The Illinois Coal Technology Development Assistance Act calls for the promotion of coal in school curricula. A curriculum developed in 2004 to comply with that law blends coal-related lessons into math, geology, and economics classes and art and essay contests. (Jeff Biggers touched on this bizarre situation in a Grist post in 2009.)
Fortunately, there’s now a gust of intellectual fresh air that could help clear Illinois classrooms of some of this nonsense. The state’s Commerce Department, which oversees the coal education program, recently released a 400-page evaluation that recommends an overhaul. Midwest Energy News reports:
[The Department of Commerce and Economic Opportunity’s evaluation] calls for retiring the current curriculum and revamping it to “provide high-quality scientific content, a balance of perspectives, and present coal as part of an energy portfolio in national and global contexts.” …

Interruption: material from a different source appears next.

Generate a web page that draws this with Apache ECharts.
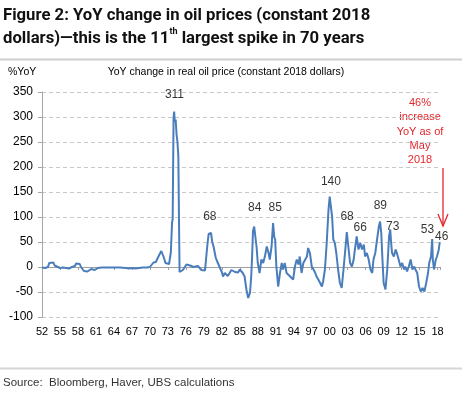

The DCEO evaluation concluded that: “Science content experts, teachers and stakeholders found the (curriculum’s) scientific content to be outdated, biased towards a positive image of coal, light on natural science content, and lacking discussion of potential environmental and social impacts of coal use.”
The evaluators recommended that the curriculum should be expanded to focus more on the impact and pros and cons of coal use and its context “within a U.S. and global energy portfolio which includes alternative energy sources.” The evaluators also said the curriculum used an “outdated” pedagogical approach pushing students to provide the “right” answer rather than fostering critical thinking.
Let’s hope the review spurs some changes to this pro-coal brainwashing campaign.